Wednesday 6 June 2018

Conundrum in Deed - Travelling House (2018)


The debut album from this London, England based band.

The band is a quartet with a lineup of guitars, bass, drums, piano and vocals.
There is also some woodwinds and harmonica on this album.

This one of the very many debut album in the progressive rock genre I have got from this year. Some of the albums is more or less progressive rock. Which is my genre. But I do not always find what I expect when I start to listen to an album.

This album is forty minutes long. The band wanted to re-create the progressive rock sound from the 1970s. Well, they have not.

There is a lot of vocals here backed up by piano and guitars. The lyrics is a bit absurd. The music is somewhere around David Bowie in his more singer/songwriter era. His first albums in other words.
There is also some jazz and funk here.

The music is pretty simple and not overly based on instruments. The vocals is everywhere and they are OK.
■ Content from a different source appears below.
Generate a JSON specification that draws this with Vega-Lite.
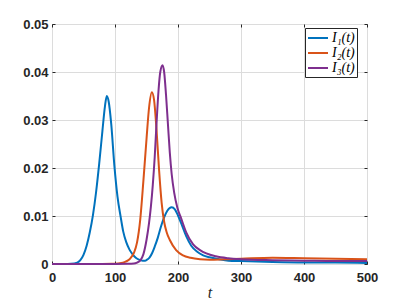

This a singer/songwriter album and the music is not particular good or interesting. The end result is therefore a decent album and I fear that it falls a bit flat on it's face between the genres. It is not a progressive rock album.

2 points 

1 comment:

  1. Hello Torodd

    Thank you for this review. I wanted to point out a couple of factual inaccuracies. Firstly, this is the second - not debut - album of the band. Secondly, we did not 'try to recreate' a 70s prog sound. Many of the reviews of our first album, Gentlemen, described it as harking back to the Canterbury Scene style, but this is not something we ever 'tried' to do. I totally agree that this album is more song-focussed with jazz and funk elements than particularly progressive, though I think some progressive influences remain.

    I really appreciate you taking the time to listen.